Title: Re: Using non-Latin languages with UTF-8/unicode
Post by: agridoc on January 17, 2009, 03:48:58 PM
Unfortunately I can't use the link, Foxlingo auto translate guided to Google translate and it says that translation from Georgian is not possible.

I understand what you mean. It's not as easy as it looks. Probably they have developed or found some modification and are using it.
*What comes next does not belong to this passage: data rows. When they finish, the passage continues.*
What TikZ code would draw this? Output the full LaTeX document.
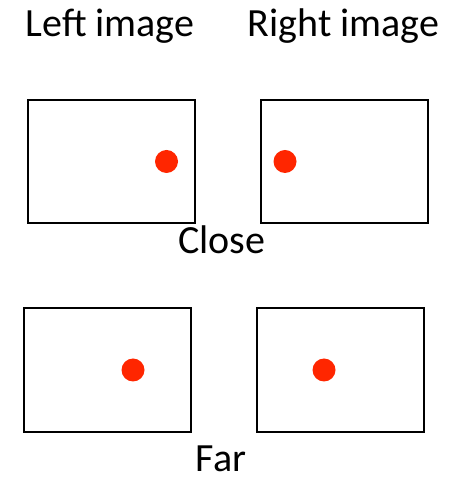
\documentclass[tikz,border=0pt]{standalone}
\usepackage{fontspec}
\setmainfont{Carlito}
\definecolor{dotred}{HTML}{FF2600}
\begin{document}
\begin{tikzpicture}[x=1pt,y=1pt,
  frame/.style={draw=black,line width=1.4pt},
  spot/.style={fill=dotred,draw=none},
  lbl/.style={anchor=base,inner sep=0pt,font=\fontsize{40}{48}\selectfont}]
\useasboundingbox (0,0) rectangle (464,478);
\node[lbl] (tl) at (110,441) {Left image};
\node[lbl] (tr) at (343.5,441) {Right image};
\draw[frame] (28,255) rectangle (195,378);
\draw[frame] (261,255) rectangle (428,378);
\fill[spot] (166.5,316.5) circle (11.5);
\fill[spot] (285,316.5) circle (11.5);
\node[lbl] (close) at (222,224) {Close};
\draw[frame] (24,46) rectangle (191,170);
\draw[frame] (257,46) rectangle (424,170);
\fill[spot] (133,108) circle (11.5);
\fill[spot] (324,108) circle (11.5);
\node[lbl] (far) at (221,6) {Far};
\end{tikzpicture}
\end{document}
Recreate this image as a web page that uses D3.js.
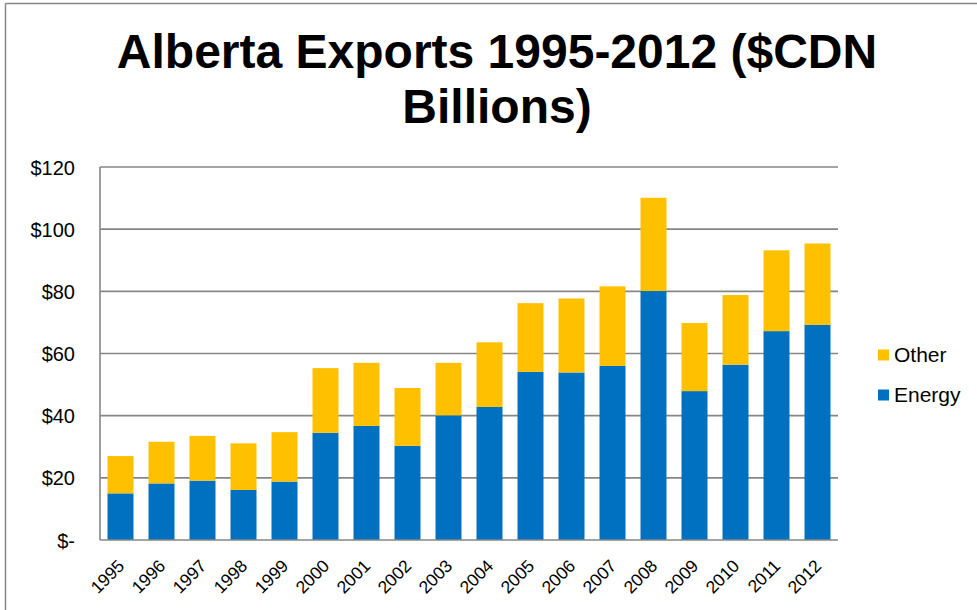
<!DOCTYPE html>
<html><head><meta charset="utf-8">
<script src="https://cdn.jsdelivr.net/npm/d3@7"></script>
<style>body{margin:0;background:#fff}svg{display:block}</style>
</head><body>
<svg id="c" width="977" height="610"></svg>
<script>
const years = ["1995","1996","1997","1998","1999","2000","2001","2002","2003","2004","2005","2006","2007","2008","2009","2010","2011","2012"];
const energy = [15.0,18.2,19.1,16.1,18.8,34.5,36.7,30.3,40.1,42.8,54.1,53.9,56.0,80.1,47.9,56.4,67.2,69.2];
const other  = [12.0,13.4,14.4,15.0,15.9,20.8,20.3,18.6,16.9,20.8,22.1,23.8,25.6,30.0,21.9,22.4,26.0,26.2];
const yTicks = [0,20,40,60,80,100,120];
const yTickLabels = ["$-","$20","$40","$60","$80","$100","$120"];
const seriesNames = ["Energy","Other"];
const colors = {Energy:"#0070C0", Other:"#FFC000"};

const svg = d3.select("#c");
const font = "'Liberation Sans', Arial, sans-serif";
const grey = "#868686";

// outer border
svg.append("line").attr("x1",5.5).attr("x2",5.5).attr("y1",3.5).attr("y2",610).attr("stroke",grey).attr("stroke-width",1.5);
svg.append("line").attr("x1",5.5).attr("x2",977).attr("y1",3.5).attr("y2",3.5).attr("stroke",grey).attr("stroke-width",1.5);

// title
const title = svg.append("text").attr("text-anchor","middle").attr("font-family",font)
  .attr("font-weight","bold").attr("font-size",48).attr("fill","#000");
title.append("tspan").attr("x",497).attr("y",68).text("Alberta Exports 1995-2012 ($CDN");
title.append("tspan").attr("x",497).attr("y",123).text("Billions)");

const L=100, R=838, T=167, B=540;
const x = d3.scaleBand().domain(years).range([L,R]).paddingInner(0.366).paddingOuter(0.183);
const y = d3.scaleLinear().domain([0,120]).range([B,T]);

// gridlines
svg.append("g").selectAll("line").data(yTicks.filter(d=>d>0)).join("line")
  .attr("x1",L).attr("x2",R).attr("y1",d=>y(d)).attr("y2",d=>y(d))
  .attr("stroke",grey).attr("stroke-width",1.6);

// stacked data
const rows = years.map((yr,i)=>({year:yr, Energy:energy[i], Other:other[i]}));
const stack = d3.stack().keys(seriesNames)(rows);
svg.append("g").selectAll("g").data(stack).join("g").attr("fill",d=>colors[d.key])
  .selectAll("rect").data(d=>d).join("rect")
  .attr("x",d=>x(d.data.year)).attr("width",x.bandwidth())
  .attr("y",d=>y(d[1])).attr("height",d=>y(d[0])-y(d[1]));

// axes lines
svg.append("line").attr("x1",L).attr("x2",L).attr("y1",T).attr("y2",B).attr("stroke",grey).attr("stroke-width",1.6);
svg.append("line").attr("x1",L).attr("x2",R).attr("y1",B).attr("y2",B).attr("stroke",grey).attr("stroke-width",1.6);

// y labels
const yAxis = d3.axisLeft(y).tickValues(yTicks).tickFormat((d,i)=>yTickLabels[i]).tickSize(0).tickPadding(25);
const ya = svg.append("g").attr("transform",`translate(${L},0)`).call(yAxis);
ya.select(".domain").remove();
ya.selectAll("text").attr("font-family",font).attr("font-size",20).attr("fill","#000").attr("dy","0.35em");

// x labels
svg.append("g").selectAll("text").data(years).join("text")
  .attr("transform",d=>`translate(${x(d)+x.bandwidth()/2+5},567) rotate(-45)`)
  .attr("text-anchor","end").attr("font-family",font).attr("font-size",17.5).attr("fill","#000")
  .text(d=>d);

// legend
const leg = svg.append("g");
const legItems = ["Other","Energy"];
legItems.forEach((k,i)=>{
  const cy = 355 + i*40;
  leg.append("rect").attr("x",878).attr("y",cy-5.5).attr("width",11).attr("height",11).attr("fill",colors[k]);
  leg.append("text").attr("x",894).attr("y",cy).attr("dy","0.35em").attr("font-family",font)
    .attr("font-size",21).attr("fill","#000").text(k);
});
</script>
</body></html>
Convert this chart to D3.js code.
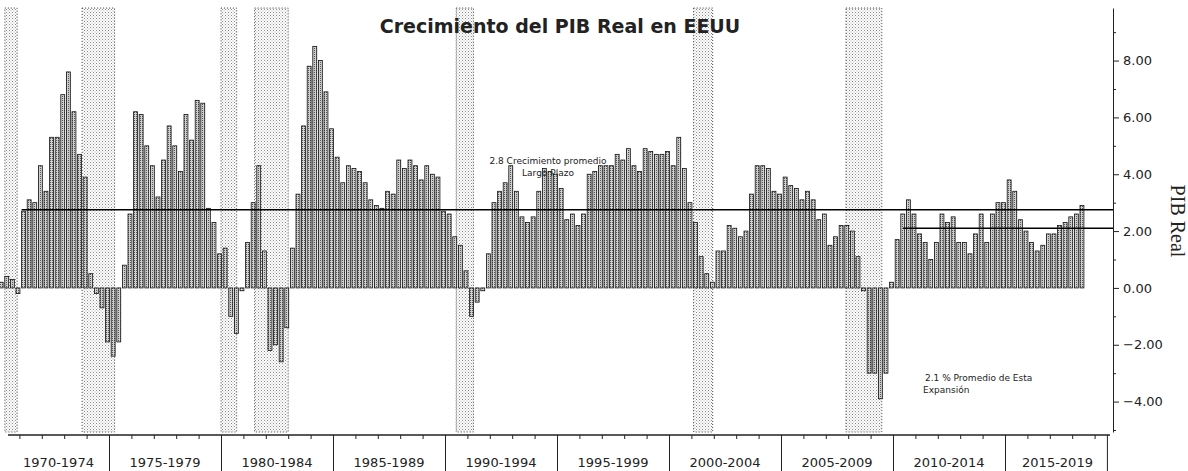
<!DOCTYPE html>
<html>
<head>
<meta charset="utf-8">
<script src="https://cdn.jsdelivr.net/npm/d3@7"></script>
<style>
  body { margin: 0; background: #fff; }
  svg { display: block; }
</style>
</head>
<body>
<svg id="chart" width="1188" height="471"></svg>
<script>
// crecimiento interanual del PIB real, trimestral desde 1970T1
var startYear = 1970;
var growth = [
  0.2, 0.4, 0.3, -0.2,   // 1970
  2.7, 3.1, 3.0, 4.3,    // 1971
  3.4, 5.3, 5.3, 6.8,    // 1972
  7.6, 6.2, 4.7, 3.9,    // 1973
  0.5, -0.2, -0.7, -1.9, // 1974
  -2.4, -1.9, 0.8, 2.6,  // 1975
  6.2, 6.1, 5.0, 4.3,    // 1976
  3.2, 4.5, 5.7, 5.0,    // 1977
  4.1, 6.1, 5.2, 6.6,    // 1978
  6.5, 2.8, 2.3, 1.2,    // 1979
  1.4, -1.0, -1.6, -0.1, // 1980
  1.6, 3.0, 4.3, 1.3,    // 1981
  -2.2, -2.0, -2.6, -1.4,// 1982
  1.4, 3.3, 5.7, 7.8,    // 1983
  8.5, 8.0, 6.9, 5.6,    // 1984
  4.6, 3.7, 4.3, 4.2,    // 1985
  4.1, 3.7, 3.1, 2.9,    // 1986
  2.8, 3.4, 3.3, 4.5,    // 1987
  4.2, 4.5, 4.3, 3.8,    // 1988
  4.3, 4.0, 3.9, 2.7,    // 1989
  2.6, 1.8, 1.5, 0.6,    // 1990
  -1.0, -0.5, -0.1, 1.2, // 1991
  3.0, 3.4, 3.7, 4.3,    // 1992
  3.4, 2.5, 2.3, 2.5,    // 1993
  3.4, 4.2, 4.1, 4.0,    // 1994
  3.5, 2.4, 2.6, 2.2,    // 1995
  2.6, 4.0, 4.1, 4.3,    // 1996
  4.3, 4.3, 4.7, 4.5,    // 1997
  4.9, 4.3, 4.1, 4.9,    // 1998
  4.8, 4.7, 4.7, 4.8,    // 1999
  4.3, 5.3, 4.2, 3.0,    // 2000
  2.3, 1.1, 0.5, 0.2,    // 2001
  1.3, 1.3, 2.2, 2.1,    // 2002
  1.8, 2.0, 3.3, 4.3,    // 2003
  4.3, 4.2, 3.4, 3.3,    // 2004
  3.9, 3.6, 3.5, 3.1,    // 2005
  3.4, 3.1, 2.4, 2.6,    // 2006
  1.5, 1.8, 2.2, 2.2,    // 2007
  2.0, 1.1, -0.1, -3.0,  // 2008
  -3.0, -3.9, -3.0, 0.2, // 2009
  1.7, 2.6, 3.1, 2.6,    // 2010
  1.9, 1.6, 1.0, 1.6,    // 2011
  2.6, 2.3, 2.5, 1.6,    // 2012
  1.6, 1.2, 1.9, 2.6,    // 2013
  1.6, 2.6, 3.0, 3.0,    // 2014
  3.8, 3.4, 2.4, 2.0,    // 2015
  1.6, 1.3, 1.5, 1.9,    // 2016
  1.9, 2.2, 2.3, 2.5,    // 2017
  2.6, 2.9               // 2018
];

var periodLabels = ["1970-1974", "1975-1979", "1980-1984", "1985-1989", "1990-1994",
                    "1995-1999", "2000-2004", "2005-2009", "2010-2014", "2015-2019"];
var periodStarts = [1970, 1975, 1980, 1985, 1990, 1995, 2000, 2005, 2010, 2015];

// recesiones (sombreado), en años decimales
var recessionStart = [1970.35, 1973.8, 1980.0, 1981.5, 1990.5, 2001.1, 2007.9];
var recessionEnd   = [1970.9, 1975.25, 1980.7, 1983.0, 1991.27, 2001.95, 2009.5];

var longRunAvg = 2.75;
var longRunFrom = 1971.1;
var expansionAvg = 2.1;
var expansionFrom = 2010.45;

var yTicks = [-4, -2, 0, 2, 4, 6, 8];
var yMinor = [-5, -3, -1, 1, 3, 5, 7, 9];

var svg = d3.select('#chart');
var axisX = 1113, baseY = 435;

var x = d3.scaleLinear().domain([1970, 2020]).range([-3, 1117]);
var y = d3.scaleLinear().domain([-5.07, 9.85]).range([432, 8]);

var defs = svg.append('defs');

// punteado del sombreado
var dots = defs.append('pattern').attr('id', 'dots')
  .attr('width', 3).attr('height', 3).attr('patternUnits', 'userSpaceOnUse');
dots.append('rect').attr('width', 3).attr('height', 3).attr('fill', '#fff');
dots.append('rect').attr('x', 0).attr('y', 0).attr('width', 1).attr('height', 1).attr('fill', '#888');
dots.append('rect').attr('x', 1.5).attr('y', 1.5).attr('width', 1).attr('height', 1).attr('fill', '#aaa');

// trama de las barras
var hatch = defs.append('pattern').attr('id', 'hatch')
  .attr('width', 2).attr('height', 2).attr('patternUnits', 'userSpaceOnUse');
hatch.append('rect').attr('width', 2).attr('height', 2).attr('fill', '#d0d0d0');
hatch.append('rect').attr('x', 0).attr('y', 0).attr('width', 1).attr('height', 1).attr('fill', '#555');

// sombreado de recesiones
svg.append('g').selectAll('rect')
  .data(recessionStart)
  .enter()
  .append('rect')
  .attr('x', (d) => x(d))
  .attr('width', (d, i) => x(recessionEnd[i]) - x(d))
  .attr('y', y.range()[1])
  .attr('height', y.range()[0] - y.range()[1])
  .attr('fill', 'url(#dots)')
  .attr('stroke', '#444')
  .attr('stroke-width', 1)
  .attr('stroke-dasharray', '1,2');

// barras
var slot = x(1970.25) - x(1970);
svg.append('g').selectAll('rect')
  .data(growth)
  .enter()
  .append('rect')
  .attr('x', (d, i) => x(startYear + i / 4) + 2.2)
  .attr('width', slot * 0.7)
  .attr('y', (d) => y(Math.max(0, d)))
  .attr('height', (d) => Math.abs(y(d) - y(0)))
  .attr('fill', 'url(#hatch)')
  .attr('stroke', '#111')
  .attr('stroke-width', 0.8);

// promedios
svg.append('line')
  .attr('x1', x(longRunFrom)).attr('x2', axisX)
  .attr('y1', y(longRunAvg)).attr('y2', y(longRunAvg))
  .attr('stroke', '#000').attr('stroke-width', 1.6);
svg.append('line')
  .attr('x1', x(expansionFrom)).attr('x2', axisX)
  .attr('y1', y(expansionAvg)).attr('y2', y(expansionAvg))
  .attr('stroke', '#000').attr('stroke-width', 1.6);

var note = svg.append('g').style('font-family', 'DejaVu Sans').style('font-size', '9px').attr('fill', '#222');
note.append('text').attr('x', 548).attr('y', 164).attr('text-anchor', 'middle').text('2.8 Crecimiento promedio');
note.append('text').attr('x', 548).attr('y', 176).attr('text-anchor', 'middle').text('Largo Plazo');
note.append('text').attr('x', 925).attr('y', 381).text(expansionAvg.toFixed(1) + ' % Promedio de Esta');
note.append('text').attr('x', 923).attr('y', 393).text('Expansión');

// eje derecho
var yAxis = svg.append('g')
  .attr('transform', 'translate(' + axisX + ',0)')
  .call(d3.axisRight(y).tickValues(yTicks).tickFormat(d3.format('.2f')).tickSize(6).tickSizeOuter(0).tickPadding(4));
yAxis.select('.domain').attr('stroke', '#222');
yAxis.selectAll('line').attr('stroke', '#222');
yAxis.selectAll('text').style('font-family', 'DejaVu Sans').style('font-size', '13px').attr('fill', '#222');

svg.append('g')
  .attr('transform', 'translate(' + axisX + ',0)')
  .call(d3.axisRight(y).tickValues(yMinor).tickFormat('').tickSize(3).tickSizeOuter(0))
  .call((g) => g.select('.domain').remove())
  .selectAll('line').attr('stroke', '#222');

svg.append('text')
  .attr('transform', 'translate(1171,221) rotate(90)')
  .attr('text-anchor', 'middle')
  .style('font-family', 'Liberation Serif')
  .style('font-size', '20px')
  .attr('fill', '#222')
  .text('PIB Real');

// eje inferior
var years = d3.range(1971, 2020);
var xAxis = svg.append('g')
  .attr('transform', 'translate(0,' + baseY + ')')
  .call(d3.axisBottom(x).tickValues(years).tickFormat('').tickSize(4));
xAxis.select('.domain').remove();
xAxis.selectAll('line').attr('stroke', '#222');
svg.append('line')
  .attr('x1', 8).attr('x2', 1110)
  .attr('y1', baseY).attr('y2', baseY)
  .attr('stroke', '#222').attr('stroke-width', 1.4);

var sepAxis = svg.append('g')
  .attr('transform', 'translate(0,' + baseY + ')')
  .call(d3.axisBottom(x).tickValues(periodStarts.slice(1).concat([2019.55])).tickFormat('').tickSize(36));
sepAxis.select('.domain').remove();
sepAxis.selectAll('line').attr('stroke', '#222');

svg.append('g').selectAll('text')
  .data(periodLabels)
  .enter()
  .append('text')
  .attr('x', (d, i) => {
    var a = Math.max(x(periodStarts[i]), 8);
    var b = Math.min(x(periodStarts[i] + 5), 1110);
    return (a + b) / 2;
  })
  .attr('y', 467)
  .attr('text-anchor', 'middle')
  .style('font-family', 'DejaVu Sans')
  .style('font-size', '13px')
  .attr('fill', '#222')
  .text((d) => d);

// título
svg.append('text')
  .attr('x', 560).attr('y', 33)
  .attr('text-anchor', 'middle')
  .style('font-family', 'DejaVu Sans')
  .style('font-weight', 'bold')
  .style('font-size', '19px')
  .attr('fill', '#222')
  .text('Crecimiento del PIB Real en EEUU');
</script>
</body>
</html>
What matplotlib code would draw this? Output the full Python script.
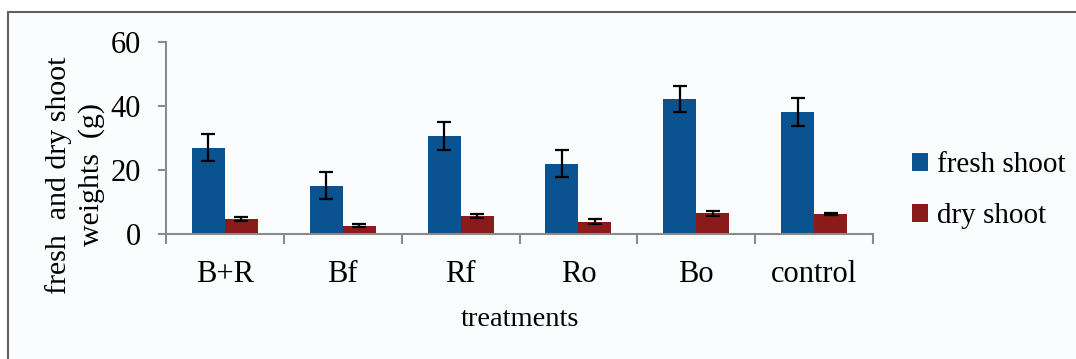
import numpy as np
import matplotlib.pyplot as plt
from matplotlib.patches import Rectangle

# Data
treatments = ["B+R", "Bf", "Rf", "Ro", "Bo", "control"]
fresh_shoot = [27.0, 15.1, 30.7, 22.0, 42.1, 38.2]
fresh_err = [4.3, 4.2, 4.3, 4.2, 4.1, 4.4]
dry_shoot = [4.6, 2.6, 5.7, 3.9, 6.5, 6.3]
dry_err = [0.6, 0.5, 0.7, 0.7, 0.75, 0.4]

BLUE = "#0a5290"
RED = "#8b1a1a"
SPINE = "#8a8a8a"

plt.rcParams["font.family"] = ["Liberation Serif", "DejaVu Serif"]

fig = plt.figure(figsize=(10.76, 3.59), dpi=100)
fig.patch.set_facecolor("white")

# outer frame (chart area border)
frame = Rectangle((8 / 1076, -0.2), 1.1, 1.2 - 12 / 359,
                  transform=fig.transFigure, facecolor="#fbfcfe",
                  edgecolor="#606060", linewidth=1.5, zorder=-10)
fig.patches.append(frame)

ax = fig.add_axes([166 / 1076, 125 / 359, 707 / 1076, 192 / 359])
ax.set_facecolor("none")

x = np.arange(len(treatments))
w = 0.28
err_kw = dict(ecolor="black", elinewidth=1.6, capsize=4.7, capthick=1.6)
ax.bar(x - w / 2, fresh_shoot, w, yerr=fresh_err, color=BLUE,
       label="fresh shoot", error_kw=err_kw, zorder=2)
ax.bar(x + w / 2, dry_shoot, w, yerr=dry_err, color=RED,
       label="dry shoot", error_kw=err_kw, zorder=2)

ax.set_xlim(-0.5, len(treatments) - 0.5)
ax.set_ylim(0, 60)
ax.set_yticks([0, 20, 40, 60])

ax.set_xticks(x)
ax.set_xticklabels(treatments)
ax.set_xticks(np.arange(-0.5, len(treatments)), minor=True)
ax.tick_params(axis="x", which="major", length=0, pad=19, labelsize=22)
ax.tick_params(axis="x", which="minor", length=7, width=1.5, color=SPINE)
ax.tick_params(axis="y", length=6, width=1.5, color=SPINE, pad=12,
               labelsize=22)

for side in ["top", "right"]:
    ax.spines[side].set_visible(False)
for side in ["left", "bottom"]:
    ax.spines[side].set_color(SPINE)
    ax.spines[side].set_linewidth(1.5)

fig.text(520 / 1076, 1 - 320 / 359, "treatments", ha="center", va="center",
         fontsize=20.5)
fig.text(75 / 1076, 1 - 175 / 359, "fresh  and dry shoot\nweights  (g)",
         rotation=90, ha="center", va="center", fontsize=21.5,
         linespacing=1.3)

ax.legend(loc="center left", bbox_to_anchor=(1.018, 0.225), frameon=False,
          fontsize=21, handlelength=0.55, handleheight=0.55,
          handletextpad=0.3, labelspacing=0.85)

fig.savefig("out.png", dpi=100)
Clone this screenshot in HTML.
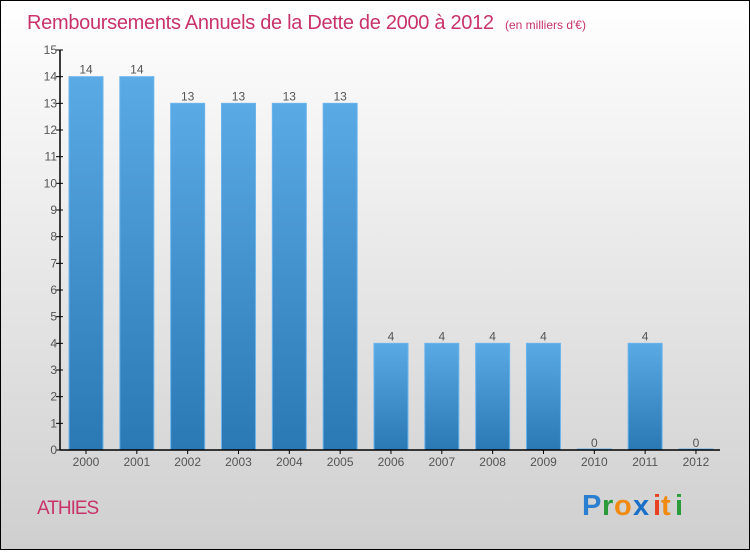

It's better to ask them.

A language translation is quite different from a mod affecting the keyboard input.
Title: Re: Using non-Latin languages with UTF-8/unicode
Post by: giorgi_tsiklauri on January 18, 2009, 03:03:12 PM
i'm talking about this, when you will switch this box it types GEORGIAN, when it is off, it types ENGLISH


(https://www.simplemachines.org/community/proxy.php?request=http%3A%2F%2Fs61.radikal.ru%2Fi171%2F0901%2F39%2F1c03d2bda9d1.jpg&hash=78f7f2a2e0f4db1bb097d1d3e3127d70802ba73a) (http://www.radikal.ru)
Title: Re: Using non-Latin languages with UTF-8/unicode
Post by: agridoc on January 19, 2009, 01:37:17 AM
By clicking control is given to a script that does the job of character change.

This requires additional code, it possibly uses a JS add-on.

In a similar request, How to enable ARABIC and PERSIAN language along with English? (http://www.simplemachines.org/community/index.php?topic=269459.msg1761992#msg1761992), Oldiesmann answered
Quote from: Oldiesmann on October 21, 2008, 12:08:15 PM
That's beyond our control. They will need to change the keyboard settings in Windows to do that.

XP: http://tlt.its.psu.edu/suggestions/international/keyboards/winkey.html
Vista: http://www.vistax64.com/tutorials/103844-keyboard-input-language.html

Try to contact the administrators of sites that use this script. It is interesting, it might challenge and help for similar scripts for other languages.